A metallocene PE with a density of about 0.885 and a MFI of 3 g/10 min are melted during mixing in a Haake Reocord at 170 °C for 5 min. 37 % by weight of the PE of Carbon Black (Acetylene Black) is added as well as an antioxidant (Irganox 1010) . The composition is blended at 170 °C for 10 min. at a speed of 50 RPM. The compound is granulated. Subsequently a second portion of metallocene PE with a density of about 0.885 and a MFI of 3 g/10 min are used for the production of an insulating layer and a power cable with an insulation system composed of a first semiconductive layer made from the PE/carbon black blending, a second insulating layer of the PE and a third semiconductive layer made from the PE/carbon black blending are produced by triple extrusion and cured continuously in a pressure chamber.
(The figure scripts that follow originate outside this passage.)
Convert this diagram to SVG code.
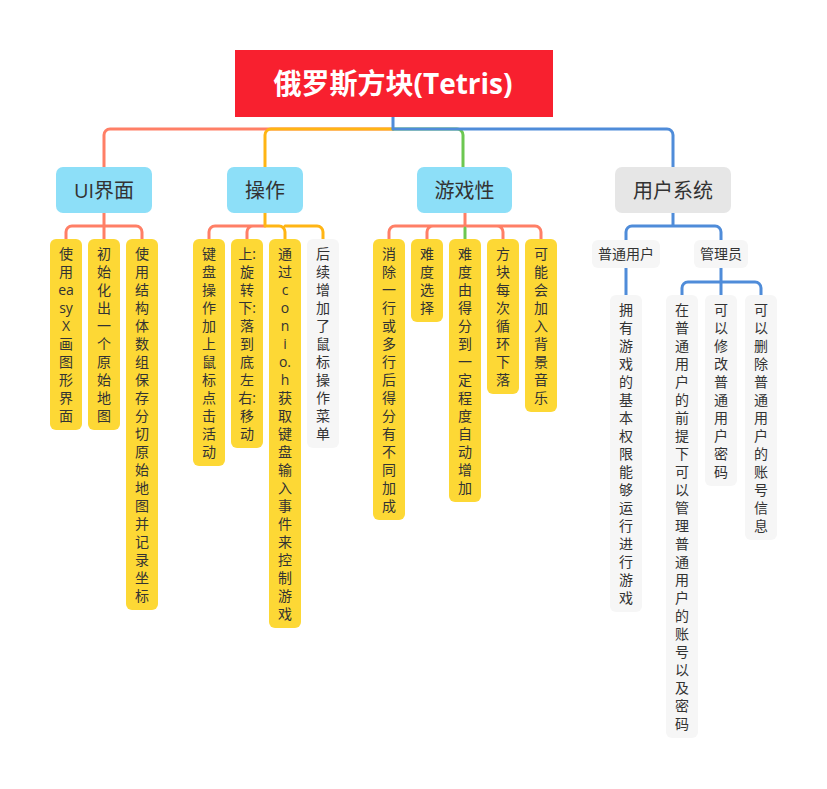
<svg xmlns="http://www.w3.org/2000/svg" width="827" height="789" viewBox="0 0 827 789">
<style>
.t{font-family:"Open Sans","Noto Sans CJK SC",sans-serif;font-size:14px;fill:#333;text-anchor:middle}
.b{font-family:"Open Sans","Noto Sans CJK SC",sans-serif;font-size:20px;fill:#333;text-anchor:middle}
.r{font-family:"Open Sans","Noto Sans CJK SC",sans-serif;font-size:28px;font-weight:bold;fill:#fff;text-anchor:middle}
.y{fill:#fdd835}
.g{fill:#f6f6f6}
.lb{fill:#8ddff8}
.gb{fill:#e6e6e6}
.c{fill:none;stroke-width:3;stroke-linecap:round;stroke-linejoin:round}
.co{stroke:#ff7f66}
.ye{stroke:#ffb514}
.gr{stroke:#6cc751}
.bl{stroke:#4f8cd9}
</style>
<rect width="827" height="789" fill="#fff"/>
<g id="connectors">
<path class="c co" d="M393,129 H110 A6,6 0 0 0 104,135 V167"/>
<path class="c ye" d="M393,129 H271 A6,6 0 0 0 265,135 V167"/>
<path class="c gr" d="M393,129 H457 A6,6 0 0 1 463,135 V167"/>
<path class="c bl" d="M393,117 V129 H667 A6,6 0 0 1 673,135 V167"/>
<path class="c co" d="M104,213 V239 M104,226 H72 A6,6 0 0 0 66,232 V239 M104,226 H136 A6,6 0 0 1 142,232 V239"/>
<path class="c co" d="M265,226 H215 A6,6 0 0 0 209,232 V239 M265,226 H253 A6,6 0 0 0 247,232 V239"/>
<path class="c ye" d="M265,213 V226 H279 A6,6 0 0 1 285,232 V239 M285,226 H317 A6,6 0 0 1 323,232 V239"/>
<path class="c co" d="M465,213 V226 M465,226 H395 A6,6 0 0 0 389,232 V239 M465,226 H433 A6,6 0 0 0 427,232 V239 M465,226 H497 A6,6 0 0 1 503,232 V239 M465,226 H535 A6,6 0 0 1 541,232 V239"/>
<path class="c gr" d="M465,228 V239"/>
<path class="c bl" d="M673,213 V226 H632 A6,6 0 0 0 626,232 V240 M673,226 H715 A6,6 0 0 1 721,232 V240"/>
<path class="c bl" d="M626,268 V295"/>
<path class="c bl" d="M721,268 V295 M721,282 H688 A6,6 0 0 0 682,288 V295 M721,282 H755 A6,6 0 0 1 761,288 V295"/>
</g>
<g id="root"><rect x="235" y="50" width="318" height="67" fill="#f8202f"/><text class="r" x="393" y="93.5">俄罗斯方块(Tetris)</text></g>
<g id="ui"><rect class="lb" x="56" y="167" width="96" height="46" rx="7"/><text class="b" x="104" y="197.5">UI界面</text></g>
<g id="op"><rect class="lb" x="227" y="167" width="76" height="46" rx="7"/><text class="b" x="265" y="197.5">操作</text></g>
<g id="game"><rect class="lb" x="417" y="167" width="95" height="46" rx="7"/><text class="b" x="464.5" y="197.5">游戏性</text></g>
<g id="user"><rect class="gb" x="615" y="167" width="116" height="46" rx="7"/><text class="b" x="673" y="197.5">用户系统</text></g>

<g id="ui1"><rect class="y" x="50" y="239" width="32" height="191" rx="6"/><text class="t" y="258.8"><tspan x="66">使</tspan><tspan x="66" dy="18">用</tspan><tspan x="66" dy="18">ea</tspan><tspan x="66" dy="18">sy</tspan><tspan x="66" dy="18">X</tspan><tspan x="66" dy="18">画</tspan><tspan x="66" dy="18">图</tspan><tspan x="66" dy="18">形</tspan><tspan x="66" dy="18">界</tspan><tspan x="66" dy="18">面</tspan></text></g>
<g id="ui2"><rect class="y" x="88" y="239" width="32" height="191" rx="6"/><text class="t" y="258.8"><tspan x="104">初</tspan><tspan x="104" dy="18">始</tspan><tspan x="104" dy="18">化</tspan><tspan x="104" dy="18">出</tspan><tspan x="104" dy="18">一</tspan><tspan x="104" dy="18">个</tspan><tspan x="104" dy="18">原</tspan><tspan x="104" dy="18">始</tspan><tspan x="104" dy="18">地</tspan><tspan x="104" dy="18">图</tspan></text></g>
<g id="ui3"><rect class="y" x="126" y="239" width="32" height="371" rx="6"/><text class="t" y="258.8"><tspan x="142">使</tspan><tspan x="142" dy="18">用</tspan><tspan x="142" dy="18">结</tspan><tspan x="142" dy="18">构</tspan><tspan x="142" dy="18">体</tspan><tspan x="142" dy="18">数</tspan><tspan x="142" dy="18">组</tspan><tspan x="142" dy="18">保</tspan><tspan x="142" dy="18">存</tspan><tspan x="142" dy="18">分</tspan><tspan x="142" dy="18">切</tspan><tspan x="142" dy="18">原</tspan><tspan x="142" dy="18">始</tspan><tspan x="142" dy="18">地</tspan><tspan x="142" dy="18">图</tspan><tspan x="142" dy="18">并</tspan><tspan x="142" dy="18">记</tspan><tspan x="142" dy="18">录</tspan><tspan x="142" dy="18">坐</tspan><tspan x="142" dy="18">标</tspan></text></g>

<g id="op1"><rect class="y" x="193" y="239" width="32" height="227" rx="6"/><text class="t" y="258.8"><tspan x="209">键</tspan><tspan x="209" dy="18">盘</tspan><tspan x="209" dy="18">操</tspan><tspan x="209" dy="18">作</tspan><tspan x="209" dy="18">加</tspan><tspan x="209" dy="18">上</tspan><tspan x="209" dy="18">鼠</tspan><tspan x="209" dy="18">标</tspan><tspan x="209" dy="18">点</tspan><tspan x="209" dy="18">击</tspan><tspan x="209" dy="18">活</tspan><tspan x="209" dy="18">动</tspan></text></g>
<g id="op2"><rect class="y" x="231" y="239" width="32" height="209" rx="6"/><text class="t" y="258.8"><tspan x="247">上:</tspan><tspan x="247" dy="18">旋</tspan><tspan x="247" dy="18">转</tspan><tspan x="247" dy="18">下:</tspan><tspan x="247" dy="18">落</tspan><tspan x="247" dy="18">到</tspan><tspan x="247" dy="18">底</tspan><tspan x="247" dy="18">左</tspan><tspan x="247" dy="18">右:</tspan><tspan x="247" dy="18">移</tspan><tspan x="247" dy="18">动</tspan></text></g>
<g id="op3"><rect class="y" x="269" y="239" width="32" height="389" rx="6"/><text class="t" y="258.8"><tspan x="285">通</tspan><tspan x="285" dy="18">过</tspan><tspan x="285" dy="18">c</tspan><tspan x="285" dy="18">o</tspan><tspan x="285" dy="18">n</tspan><tspan x="285" dy="18">i</tspan><tspan x="285" dy="18">o.</tspan><tspan x="285" dy="18">h</tspan><tspan x="285" dy="18">获</tspan><tspan x="285" dy="18">取</tspan><tspan x="285" dy="18">键</tspan><tspan x="285" dy="18">盘</tspan><tspan x="285" dy="18">输</tspan><tspan x="285" dy="18">入</tspan><tspan x="285" dy="18">事</tspan><tspan x="285" dy="18">件</tspan><tspan x="285" dy="18">来</tspan><tspan x="285" dy="18">控</tspan><tspan x="285" dy="18">制</tspan><tspan x="285" dy="18">游</tspan><tspan x="285" dy="18">戏</tspan></text></g>
<g id="op4"><rect class="g" x="307" y="239" width="32" height="209" rx="6"/><text class="t" y="258.8"><tspan x="323">后</tspan><tspan x="323" dy="18">续</tspan><tspan x="323" dy="18">增</tspan><tspan x="323" dy="18">加</tspan><tspan x="323" dy="18">了</tspan><tspan x="323" dy="18">鼠</tspan><tspan x="323" dy="18">标</tspan><tspan x="323" dy="18">操</tspan><tspan x="323" dy="18">作</tspan><tspan x="323" dy="18">菜</tspan><tspan x="323" dy="18">单</tspan></text></g>

<g id="g1"><rect class="y" x="373" y="239" width="32" height="281" rx="6"/><text class="t" y="258.8"><tspan x="389">消</tspan><tspan x="389" dy="18">除</tspan><tspan x="389" dy="18">一</tspan><tspan x="389" dy="18">行</tspan><tspan x="389" dy="18">或</tspan><tspan x="389" dy="18">多</tspan><tspan x="389" dy="18">行</tspan><tspan x="389" dy="18">后</tspan><tspan x="389" dy="18">得</tspan><tspan x="389" dy="18">分</tspan><tspan x="389" dy="18">有</tspan><tspan x="389" dy="18">不</tspan><tspan x="389" dy="18">同</tspan><tspan x="389" dy="18">加</tspan><tspan x="389" dy="18">成</tspan></text></g>
<g id="g2"><rect class="y" x="411" y="239" width="32" height="83" rx="6"/><text class="t" y="258.8"><tspan x="427">难</tspan><tspan x="427" dy="18">度</tspan><tspan x="427" dy="18">选</tspan><tspan x="427" dy="18">择</tspan></text></g>
<g id="g3"><rect class="y" x="449" y="239" width="32" height="263" rx="6"/><text class="t" y="258.8"><tspan x="465">难</tspan><tspan x="465" dy="18">度</tspan><tspan x="465" dy="18">由</tspan><tspan x="465" dy="18">得</tspan><tspan x="465" dy="18">分</tspan><tspan x="465" dy="18">到</tspan><tspan x="465" dy="18">一</tspan><tspan x="465" dy="18">定</tspan><tspan x="465" dy="18">程</tspan><tspan x="465" dy="18">度</tspan><tspan x="465" dy="18">自</tspan><tspan x="465" dy="18">动</tspan><tspan x="465" dy="18">增</tspan><tspan x="465" dy="18">加</tspan></text></g>
<g id="g4"><rect class="y" x="487" y="239" width="32" height="155" rx="6"/><text class="t" y="258.8"><tspan x="503">方</tspan><tspan x="503" dy="18">块</tspan><tspan x="503" dy="18">每</tspan><tspan x="503" dy="18">次</tspan><tspan x="503" dy="18">循</tspan><tspan x="503" dy="18">环</tspan><tspan x="503" dy="18">下</tspan><tspan x="503" dy="18">落</tspan></text></g>
<g id="g5"><rect class="y" x="525" y="239" width="32" height="173" rx="6"/><text class="t" y="258.8"><tspan x="541">可</tspan><tspan x="541" dy="18">能</tspan><tspan x="541" dy="18">会</tspan><tspan x="541" dy="18">加</tspan><tspan x="541" dy="18">入</tspan><tspan x="541" dy="18">背</tspan><tspan x="541" dy="18">景</tspan><tspan x="541" dy="18">音</tspan><tspan x="541" dy="18">乐</tspan></text></g>

<g id="normal"><rect class="g" x="592" y="240" width="68" height="28" rx="6"/><text class="t" x="626" y="259.3">普通用户</text></g>
<g id="admin"><rect class="g" x="694" y="240" width="54" height="28" rx="6"/><text class="t" x="721" y="259.3">管理员</text></g>

<g id="p1"><rect class="g" x="610" y="295" width="32" height="317" rx="6"/><text class="t" y="314.8"><tspan x="626">拥</tspan><tspan x="626" dy="18">有</tspan><tspan x="626" dy="18">游</tspan><tspan x="626" dy="18">戏</tspan><tspan x="626" dy="18">的</tspan><tspan x="626" dy="18">基</tspan><tspan x="626" dy="18">本</tspan><tspan x="626" dy="18">权</tspan><tspan x="626" dy="18">限</tspan><tspan x="626" dy="18">能</tspan><tspan x="626" dy="18">够</tspan><tspan x="626" dy="18">运</tspan><tspan x="626" dy="18">行</tspan><tspan x="626" dy="18">进</tspan><tspan x="626" dy="18">行</tspan><tspan x="626" dy="18">游</tspan><tspan x="626" dy="18">戏</tspan></text></g>
<g id="a1"><rect class="g" x="666" y="295" width="32" height="443" rx="6"/><text class="t" y="314.8"><tspan x="682">在</tspan><tspan x="682" dy="18">普</tspan><tspan x="682" dy="18">通</tspan><tspan x="682" dy="18">用</tspan><tspan x="682" dy="18">户</tspan><tspan x="682" dy="18">的</tspan><tspan x="682" dy="18">前</tspan><tspan x="682" dy="18">提</tspan><tspan x="682" dy="18">下</tspan><tspan x="682" dy="18">可</tspan><tspan x="682" dy="18">以</tspan><tspan x="682" dy="18">管</tspan><tspan x="682" dy="18">理</tspan><tspan x="682" dy="18">普</tspan><tspan x="682" dy="18">通</tspan><tspan x="682" dy="18">用</tspan><tspan x="682" dy="18">户</tspan><tspan x="682" dy="18">的</tspan><tspan x="682" dy="18">账</tspan><tspan x="682" dy="18">号</tspan><tspan x="682" dy="18">以</tspan><tspan x="682" dy="18">及</tspan><tspan x="682" dy="18">密</tspan><tspan x="682" dy="18">码</tspan></text></g>
<g id="a2"><rect class="g" x="705" y="295" width="32" height="191" rx="6"/><text class="t" y="314.8"><tspan x="721">可</tspan><tspan x="721" dy="18">以</tspan><tspan x="721" dy="18">修</tspan><tspan x="721" dy="18">改</tspan><tspan x="721" dy="18">普</tspan><tspan x="721" dy="18">通</tspan><tspan x="721" dy="18">用</tspan><tspan x="721" dy="18">户</tspan><tspan x="721" dy="18">密</tspan><tspan x="721" dy="18">码</tspan></text></g>
<g id="a3"><rect class="g" x="745" y="295" width="32" height="245" rx="6"/><text class="t" y="314.8"><tspan x="761">可</tspan><tspan x="761" dy="18">以</tspan><tspan x="761" dy="18">删</tspan><tspan x="761" dy="18">除</tspan><tspan x="761" dy="18">普</tspan><tspan x="761" dy="18">通</tspan><tspan x="761" dy="18">用</tspan><tspan x="761" dy="18">户</tspan><tspan x="761" dy="18">的</tspan><tspan x="761" dy="18">账</tspan><tspan x="761" dy="18">号</tspan><tspan x="761" dy="18">信</tspan><tspan x="761" dy="18">息</tspan></text></g>
</svg>
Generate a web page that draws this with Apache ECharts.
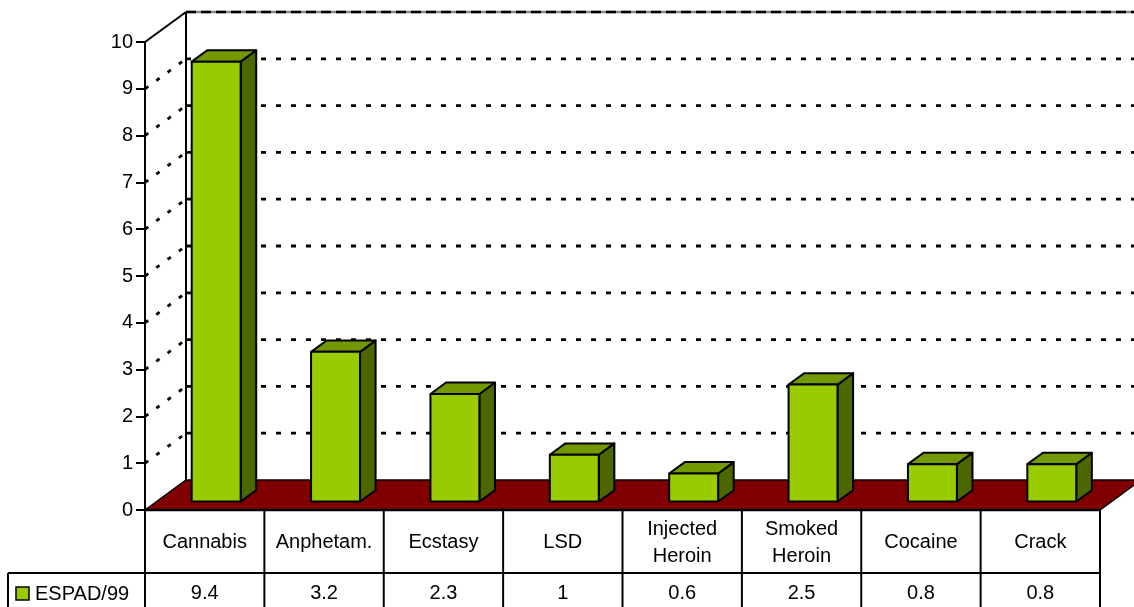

A cable with a insulation system according to the invention is then obtained.

Claims (11)

C l a i m s

1. An insulation system, in particular for electric power cables, comprising at least three adjacent layers constituted by

- a first layer of a first semiconducting composition,

- a second layer of an insulating composition, and

- a third layer of a second semiconducting composition wherein the first semiconducting composition, the insulating composition and the second semiconducting composition are of materials comprising at least 50 % by weight of the total amount of polymer of low density metallocene catalysed polyethylene having a density below 0.920 g/cm³

2. An insulation system according to claim 1 wherein the semiconducting compositions comprise carbon black in an amount of 15 to 55 % by weight, preferably in an amount of 30 to 50 % by weight, and even more preferably in an amount of 35 to 45 % by weight.

3. An insulation system according to any one of the claims 1 and 2 wherein the polymer material comprises low density metallocene polyethylene having a density from 0.825 to 0.920 g/cm³, preferably from 0.855 to 0.915 g/cm³ and even more preferably from 0.865 to 0.910 g/cm³.

4. An insulation system according to any one of the preceding claims wherein the polyethylene is cross- linked, preferably in a degree of 40-95%, more preferably in a degree of 60-85%.

5. An insulation system according to claim 4 wherein the polyethylene is cross-linked by the use of a radical former.

6. An insulation system according to claim 5 wherein said radical former preferably is a peroxide, more preferably dicumylperoxide .

7. An insulation system according to any one of the claims 6 and 7 wherein said radical former is added in an amount of preferably 0.2 to 5 % by weight , more preferably 1 to 2 % by weight .

8. An insulation system according to any one of the preceding claims wherein the volume resistance of the semiconducting compositions is less than 1000 ohm cm at ambient and working temperature .

9. An insulation system according to claim 9 wherein the ambient and working temperature of the semiconducting compositions is between 0 and 100°C.

10. Use of an insulation system according to any one of claims 1-10 in medium or high voltage power cables for alternating or direct current (AC or DC) .

11. A method of producing an electric power cable comprising the steps of extruding a first layer of a semiconducting composition around a conductor, extruding a layer of an insulating composition around the first layer of semiconducting composition, and extruding a second layer of a semiconducting composition around said layer of an insulating composition wherein the first semiconducting composition, the insulating composition and the second semiconducting composition are based on low density metallocene polyethylene having a density from 0.825 to 0.920 g/cm³polymer material.